In its recently published Casebook containing safety lessons learned from maritime incidents, the Swedish Club describes a collision of a container ship after grounding in a busy anchorage.
The incident
In an evening with good visibility, vessel A, a 2,470 TEU container vessel, was approaching port. The Master had received orders to arrive at the pilot station at 20:40, which was one hour earlier than previously planned. To make the new ETA, the speed had to be increased from 10 knots to 14 knots.
Instead of following the passage plan, the Master decided to take a shortcut through an anchorage.
On the bridge was the Third Officer, who was the OOW, the Master who had the conn, and the Chief Officer who was monitoring traffic both on the radar and visually. He was also talking on the VHF. An AB was manually steering whilst the Third Officer was filling out the logbook. The two ARPA radars were in north up, relative motion and the radars were switched between 3 NM and 6 NM range. The CPA alarm was set to 0.3 NM.
The Second Officer who was the navigation officer, had already entered the waypoints for the original passage plan into both ARPA radars and the ECDIS, and a cross-track error alarm of 1 cable had been set up.

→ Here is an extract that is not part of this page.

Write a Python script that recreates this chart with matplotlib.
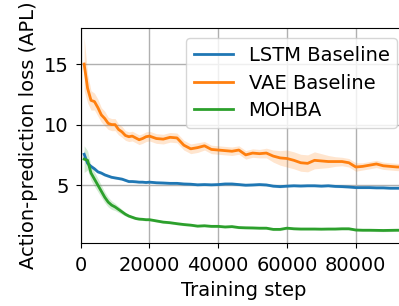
import matplotlib
matplotlib.use("Agg")
import matplotlib.pyplot as plt
import numpy as np

steps = [1000, 2000, 3000, 4000, 5000, 6000, 7000, 8000, 9000, 10000,
         11000, 12000, 13000, 14000, 15000, 16000, 17000, 18000, 19000, 20000,
         22000, 24000, 26000, 28000, 30000, 32000, 34000, 36000, 38000, 40000,
         42000, 44000, 46000, 48000, 50000, 52000, 54000, 56000, 58000, 60000,
         62000, 64000, 66000, 68000, 70000, 72000, 74000, 76000, 78000, 80000,
         82000, 84000, 86000, 88000, 90000, 92000, 94000, 95000]

lstm = [7.55, 6.8, 6.55, 6.35, 6.1, 6.0, 5.85, 5.75, 5.65, 5.6,
        5.55, 5.5, 5.4, 5.3, 5.3, 5.28, 5.25, 5.25, 5.22, 5.25,
        5.2, 5.18, 5.15, 5.15, 5.1, 5.08, 5.03, 5.05, 5.03, 5.05,
        5.1, 5.1, 5.05, 5.0, 5.02, 5.05, 5.02, 4.92, 4.88, 4.92,
        4.95, 4.93, 4.95, 4.95, 4.92, 4.95, 4.9, 4.88, 4.85, 4.8,
        4.8, 4.8, 4.78, 4.78, 4.75, 4.75, 4.75, 4.75]
lstm_sd = [0.35, 0.2, 0.15, 0.15, 0.12, 0.12, 0.12, 0.1, 0.1, 0.1,
           0.1, 0.1, 0.1, 0.1, 0.1, 0.1, 0.1, 0.1, 0.1, 0.1,
           0.1, 0.1, 0.1, 0.1, 0.1, 0.1, 0.1, 0.1, 0.1, 0.1,
           0.1, 0.1, 0.1, 0.1, 0.1, 0.1, 0.1, 0.1, 0.1, 0.1,
           0.1, 0.1, 0.1, 0.1, 0.1, 0.1, 0.1, 0.1, 0.1, 0.1,
           0.1, 0.1, 0.1, 0.1, 0.1, 0.1, 0.1, 0.1]

vae = [15.0, 13.0, 12.0, 11.9, 11.4, 10.8, 10.5, 10.1, 10.0, 10.0,
       9.6, 9.4, 9.1, 9.0, 9.05, 8.9, 8.75, 8.85, 9.0, 9.05,
       8.85, 8.8, 8.95, 8.9, 8.3, 8.0, 8.1, 8.25, 7.95, 7.9,
       7.85, 7.8, 7.9, 7.5, 7.65, 7.6, 7.65, 7.4, 7.25, 7.2,
       7.05, 6.85, 6.8, 7.05, 7.0, 6.95, 6.95, 6.95, 6.85, 6.5,
       6.55, 6.65, 6.75, 6.6, 6.55, 6.5, 6.5, 6.5]
vae_sd = [2.2, 1.2, 0.8, 0.7, 0.7, 0.6, 0.6, 0.5, 0.5, 0.5,
          0.45, 0.45, 0.4, 0.4, 0.4, 0.4, 0.4, 0.4, 0.4, 0.4,
          0.4, 0.4, 0.4, 0.4, 0.4, 0.4, 0.4, 0.35, 0.35, 0.35,
          0.35, 0.35, 0.35, 0.35, 0.35, 0.35, 0.4, 0.5, 0.6, 0.7,
          0.7, 0.7, 0.7, 0.7, 0.6, 0.5, 0.4, 0.35, 0.35, 0.35,
          0.3, 0.3, 0.3, 0.3, 0.3, 0.3, 0.3, 0.3]

mohba = [7.15, 7.05, 6.0, 5.5, 5.0, 4.5, 4.0, 3.6, 3.35, 3.2,
         3.0, 2.8, 2.6, 2.45, 2.35, 2.25, 2.2, 2.18, 2.15, 2.15,
         2.05, 1.95, 1.9, 1.82, 1.75, 1.7, 1.62, 1.65, 1.6, 1.6,
         1.55, 1.58, 1.5, 1.48, 1.47, 1.45, 1.45, 1.35, 1.35, 1.45,
         1.4, 1.38, 1.38, 1.38, 1.37, 1.38, 1.38, 1.4, 1.4, 1.3,
         1.28, 1.28, 1.27, 1.26, 1.27, 1.28, 1.28, 1.28]
mohba_sd = [1.1, 0.8, 0.6, 0.6, 0.55, 0.5, 0.45, 0.4, 0.35, 0.3,
            0.25, 0.2, 0.15, 0.12, 0.12, 0.1, 0.1, 0.1, 0.1, 0.1,
            0.1, 0.1, 0.1, 0.1, 0.1, 0.1, 0.1, 0.1, 0.1, 0.1,
            0.1, 0.1, 0.1, 0.1, 0.1, 0.1, 0.1, 0.1, 0.1, 0.1,
            0.1, 0.1, 0.1, 0.1, 0.1, 0.1, 0.1, 0.1, 0.1, 0.1,
            0.1, 0.1, 0.1, 0.1, 0.1, 0.1, 0.1, 0.1]

labels = ["LSTM Baseline", "VAE Baseline", "MOHBA"]
colors = ["#1f77b4", "#ff7f0e", "#2ca02c"]
xticks = [0, 20000, 40000, 60000, 80000]
yticks = [5, 10, 15]

plt.rcParams['font.family'] = ['DejaVu Sans']
fig = plt.figure(figsize=(3.99, 3.06), dpi=100)
L, B, T, R = 80.7, 242.7, 28.3, 407.0
ax = fig.add_axes([L/399, 1-B/306, (R-L)/399, (B-T)/306])

x = np.array(steps)
for mean, sd, lab, c in zip([lstm, vae, mohba], [lstm_sd, vae_sd, mohba_sd], labels, colors):
    m = np.array(mean); s = np.array(sd)
    ax.fill_between(x, m - s, m + s, color=c, alpha=0.2, linewidth=0)
    ax.plot(x, m, color=c, lw=2, label=lab)

fs = 14
ax.set_xlim(0, 94900)
ax.set_ylim(0.25, 17.95)
ax.set_xticks(xticks)
ax.set_yticks(yticks)
ax.grid(True, color="#b0b0b0", lw=1)
ax.set_axisbelow(True)
ax.tick_params(labelsize=fs, length=3.5)
ax.tick_params(axis='x', pad=6.3)
ax.tick_params(axis='y', pad=5.2)
ax.set_xlabel("Training step", fontsize=fs, labelpad=4)
ax.set_ylabel("Action-prediction loss (APL)", fontsize=fs)
ax.legend(loc="upper right", fontsize=fs, labelspacing=0.45)
fig.savefig("out.png", dpi=100)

During the approach, he was not on the bridge and the passage plan was not updated for the shortcut as the Master did not consider it was necessary.
Timeline of events leading to the collision
- C -15 minutes: During the approach to the pilot station there were two smaller vessels ahead of vessel A that would be overtaken on their starboard side. Shortly after the vessels had been overtaken the Master ordered an alteration to port which meant that vessel A crossed in front of the bow of the two vessels.
- C -12 minutes: The Master was also aware of two outbound vessels from the port, vessels B and C. These vessels were not acquired on the radar. Vessel B called up vessel A and asked what their intentions were. The Master responded that he would like to have a port-to-port passing. Vessel B replied that it was turning hard to starboard to make the passing. The Master altered course to starboard. At this time vessel B was about 1 NM away on the port bow.
- C -9 minutes: The Master became aware of vessel C on the port bow. He could see the green, red and forward top lights on vessel C but did not take any action. Vessel A was maintaining a speed of 10 knots.
- C -7 minutes: The Master decided to open up/increase the CPA by altering 5 degrees to starboard for vessel C. A minute later the Master realized that vessel C was very close, and he ordered full ahead and hard to starboard. The vessels just passed each other clear by 10 metres. When vessel C was abeam the Master became aware of an island just ahead and he ordered hard to port. When vessel C passed clear the Master ordered midships and then 20 degrees to port.
- C -4 minutes: A minute later the pilot called the vessel on the VHF and asked why the vessel was heading dangerously close to the island. The vessel was now very close to it. The Master once again ordered midships and believed they would stay clear of the island.
- C -3 minutes: Suddenly the vessel started to vibrate heavily and there was a loud noise. The vessel’s speed was reduced to 5 knots. The Master was initially confused about what had happened but then understood that the vessel had hit the bottom but was still making way.
- C -2 minutes: The Master identified that vessel D was at anchor only 0.15 NM ahead of them, at which point the AB informed him that the rudder was not responding. The Master ordered starboard 20 and then hard to starboard, but the AB repeated that the rudder was not responding. The vessel was now sailing at about 7 knots. The Chief Officer suggested dropping the anchor, but the Master declined.
- Collision: The Master ordered full astern but shortly afterward vessel A’s bow hit the side of vessel D. The Master reported the grounding to the VTS but did not consider it was necessary to report the collision. Shortly afterward, the vessel managed to disengage from vessel D by engine manoeuvres and later dropped anchor.
Lessons learned
There are several reasons why this vessel went aground and also suffered a collision. These were set in motion by a change to the passage plan caused by the order to arrive earlier at the pilot station. This is a common root cause of groundings and other accidents,
…the Club explains.
- Firstly, in his desire to arrive at the pilot station on time, the Master lost focus on safe navigation:
- He improvised the passage plan, which meant that no evaluation of the safety of the route was made.
- He demonstrated a complete loss of situational awareness.
- He failed to communicate his intentions to the bridge team and did not delegate tasks to the officers on the bridge.
A proper evaluation of the options would probably have resulted in the Master calling the pilots to say that they could not make the desired ETA but would arrive 20 minutes later.
- It is not good seamanship to cross in front of vessels that have just been overtaken. Once again it highlights the risks the Master was willing to take to make the ETA.
- Any deviation from the passage plan other than for collision avoidance should be documented and subject to a proper appraisal. The passage plan should be berth to berth and not only pilot station to pilot station. The new passage plan needs to be entered in the ECDIS. All bridge team members need to sign the updated passage plan. If paper charts are used, the charts must be updated and the route plotted on the charts.